No #$%^: IMF Audit Finds Greece Lending 'Politicized'

♠ Posted by Emmanuel in at 7/28/2016 05:45:00 PM
The IMF's Greek interventions are criticized by its own independent evaluation office.
I suppose this one's as stale already as the UK's Chilcot Report released just this year on Britain's rush to join the United States in the 2003 Iraqi invasion, but it's worth mentioning nonetheless given that this is purportedly the international political economy zone. Today, the IMF Independent Evaluation Office which monitors the IMF's conduct released its findings on the post-global financial crisis bailouts of Greece, Ireland and Portugal. Just as the Chilcot Report found Blair government guilty of a rush to war in 2003, the IMF has now been found unduly rash in lending money to the likes of Greece with insufficient scrutiny of the situation beforehand.

File this one under: no @#$%, Sherlock. First, the IMF did not predict how out of hand the situation in Europe could become and was thus unprepared for its onslaught:
The IMF’s pre-crisis surveillance mostly identified the right issues but did not foresee the magnitude of the risks that would later become paramount. The IMF’s surveillance of the euro area financial regulatory architecture was generally of high quality, but staff, along with most other experts, missed the build-up of banking system risks in some countries. In general, the IMF shared the widely-held “Europe is different” mindset[...]

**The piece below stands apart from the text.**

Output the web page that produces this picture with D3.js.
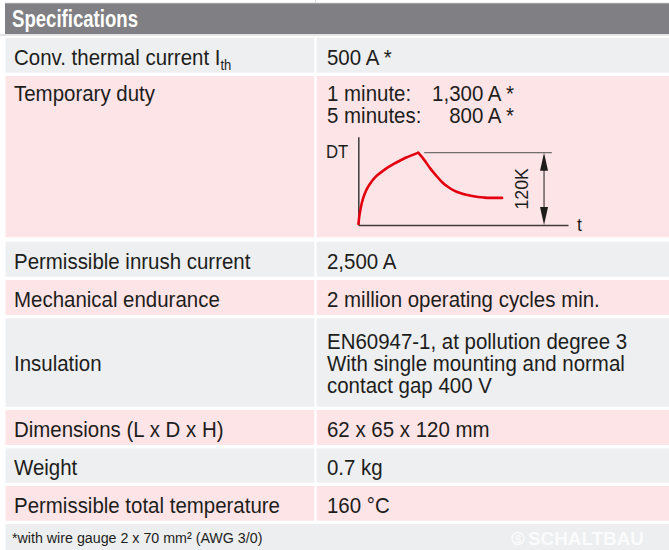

Second, being part of a "troika" including the European Commission and the European Central Bank made the IMF just another voice in a politicized process where it lacked its usual abilities to conduct its activities independently and with due discretion. That is, the IMF was never in the figurative "driver's seat" and was a Johnny-come-lately to what was already arranged by the others:
In the circumstances of these programs, where there was more than one conditional lender, the troika arrangement (in which the Fund worked with the European Commission and the European Central Bank) proved to be an efficient mechanism in most instances for conducting program discussions with national authorities, but the IMF lost its characteristic agility as a crisis manager. And because the European Commission negotiated on behalf of the Eurogroup, the troika arrangement potentially subjected IMF staff’s technical judgments to political pressure from an early stage.

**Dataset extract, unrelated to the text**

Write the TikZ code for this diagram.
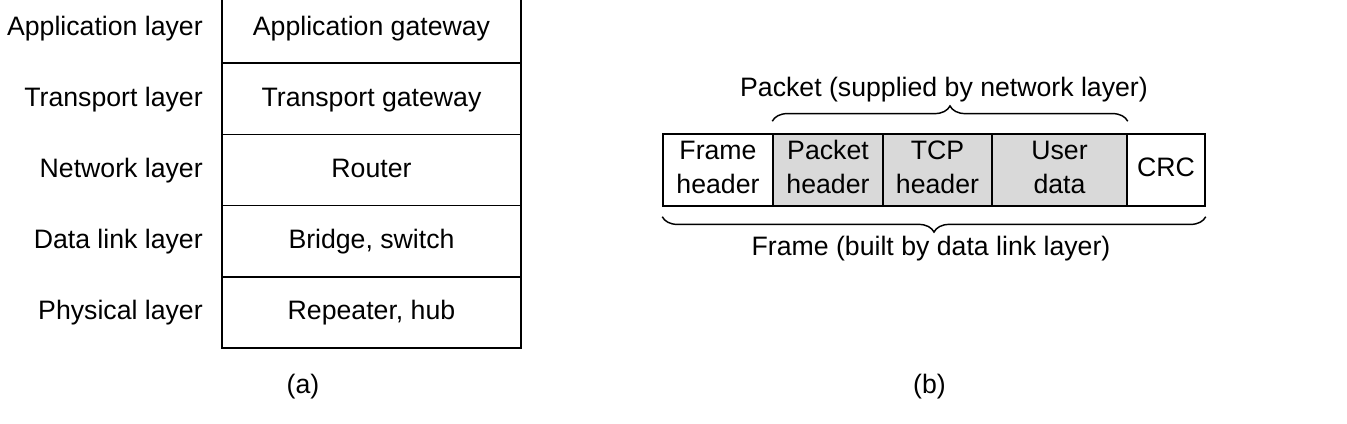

Third, as a result, traditional oversight in providing Greece and the rest with far more monies than they were entitled to--outside regular financing arrangements--was bypassed:
In May 2010, the IMF Executive Board approved a decision to provide exceptional access financing to Greece without seeking preemptive debt restructuring, even though its sovereign debt was not deemed sustainable with a high probability. The risk of contagion was an important consideration in coming to this decision. Th e IMF’s policy on exceptional access to Fund resources, which mandates early Board involvement, was followed only in a perfunctory manner.
Current IMF Managing-Director Christine Lagarde dismisses much of the criticism over political interference, though. Her main line of reasoning is that the events were unprecedented and hence the IMF had to act quickly lest it be overtaken by events (and left unsaid but implied, global contagion effects):
In a statement released at the same time as the report, Strauss-Kahn's successor Christine Lagarde rejected the premise that there was European political influence on IMF decisions. Aside from that point, she stressed that the euro area crisis had been "extraordinary" and "unprecedented."

"The IEO's reports echo many of the lessons that we have drawn from our own internal assessments ... We must constantly aspire to do better in avoiding crises, managing crises, and learning from the past."
My belief remains unchanged:the IMF likes to portray its decision-making as "technocratic" in the sense that only economic criteria--as opposed to political ones--are taken into consideration. However, there is a large body of work in the IPE canon that begs to differ with this claim. Exhibit A nowadays is of course lending to war-torn Ukraine since the IMF has previously not lent to a country in the midst of civil war. What is different this time? Same as with Greece and the rest--Europe.